I think primarily in that, in that middle section is going to be the best, the best time to be able to do that.
So speaking of those check ins and having a good sense of when to pull back, how can you delegate effectively without becoming a micromanager?
[00:08:08] Speaker B: A lot of it is communication, you know, kind of taglines that says here's the goal, not here's how I would do it.
It's leading your employee down the path of how you want them to create it, but putting it in terms of direction and guidance, not dictatorship.
[00:08:31] Speaker A: Right.
Those checkpoints can very easily become chokeholds if you're not careful. So make sure that it's just a check in providing some guidance and that your intention really is to give your employee ownership of, of the, of the outcome, not just the task, but of the outcome. Right.
Okay. So with that, I mean, let's talk about the long term payoff. What's the benefit to the business owner of doing this the right way?
[00:09:08] Speaker B: Well, you think of it as, let's say you're going to do a workout and if you put in the plan to work out strategically, you track your rep, repetitions, you, you're building strength. And by doing this with your employees, you're building strength and confidence in them and you're going to, you're actually in training to do a better job down the road. So it's how you think of this. Instead of just a job, this is a step in the right direction that's going to give them those steps of freedom and guidance and expectations to your what you want as an outcome.

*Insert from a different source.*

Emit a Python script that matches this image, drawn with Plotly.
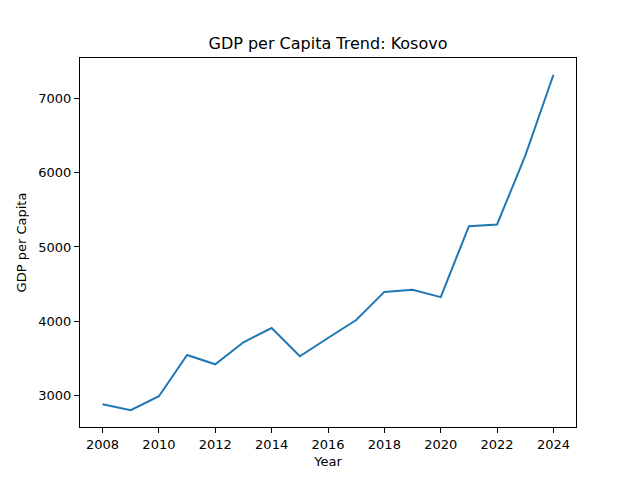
import plotly.graph_objects as go

years = list(range(2008, 2025))
gdp_per_capita = [2886, 2805, 2993, 3548, 3423, 3718, 3910, 3530, 3776, 4017,
                  4396, 4425, 4326, 5279, 5302, 6228, 7315]

ymin, ymax = min(gdp_per_capita), max(gdp_per_capita)
ypad = (ymax - ymin) * 0.05
xpad = (years[-1] - years[0]) * 0.05

fig = go.Figure()
fig.add_trace(go.Scatter(x=years, y=gdp_per_capita, mode="lines",
                         line=dict(color="#1f77b4", width=2)))

axis_common = dict(showline=True, linecolor="black", linewidth=1, mirror=True,
                   ticks="outside", ticklen=5, tickwidth=1, tickcolor="black",
                   showgrid=False, zeroline=False,
                   tickfont=dict(family="DejaVu Sans", size=13, color="black"))

# page body has an 8px offset; margins compensate so the axes land where the reference has them
fig.update_layout(
    width=640, height=480,
    margin=dict(l=72, r=72, t=50, b=61),
    paper_bgcolor="white", plot_bgcolor="white",
    showlegend=False,
    title=dict(text="GDP per Capita Trend: Kosovo", x=(328 - 8) / 640, xanchor="center",
               y=1 - 35 / 480, yanchor="middle",
               font=dict(family="DejaVu Sans", size=16, color="black")),
    xaxis=dict(range=[years[0] - xpad, years[-1] + xpad],
               tickvals=list(range(2008, 2025, 2)),
               title=dict(text="Year", standoff=6,
                          font=dict(family="DejaVu Sans", size=13, color="black")),
               **axis_common),
    yaxis=dict(range=[ymin - ypad, ymax + ypad],
               tickvals=[3000, 4000, 5000, 6000, 7000],
               title=dict(text="GDP per Capita", standoff=8,
                          font=dict(family="DejaVu Sans", size=13, color="black")),
               **axis_common),
)

fig.write_html("out.html")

[00:09:48] Speaker A: You're creating a team that thinks for themselves. Right. They're not just reacting or they're not looking to you again as the ring leader of the circus for every single little move that they need to make. So you, you, you sort of, by getting yourself out of the weeds, you drive that and you're able to stay out. And then guess what, your business becomes scalable so you can start to grow when you've got good help in place and processes in place that work so that if, if something happens to that good help, you can duplicate it and replicate it very easily.
All of those things are really good, good things.
And performance margin really helps you with that handoff with a lot of confidence. So we have dashboards that give that, that keep visibility into what's going on in your business without hovering over your employees, which is really annoying.
You can track the results of your organization so that delegation becomes very data driven, as it should be, and then you can spend more time leading and less time fixing.
So again, kind of getting ahead of that speeding train and pulling the train forward.
So your challenge for the week is to pick one area that you have been avoiding or that you've been offloading blindly, pick one area that you've been avoiding or offloading blindly and learn enough about it to lead it and then delegate it after that with a real outcome and a very clear follow up.
So let me just recap. Pick one area that you've been avoiding or offloading blindly, learn enough about it that you can lead it and then delegate it with a real outcome in mind and a clear follow up.
[00:11:45] Speaker B: And we talk about these things only because we've been there.
So always remember we're in this together.
And take her. Cool.
[00:11:56] Speaker A: Don't get too excited.
[00:11:57] Speaker B: It's all under control and it's going to be fine.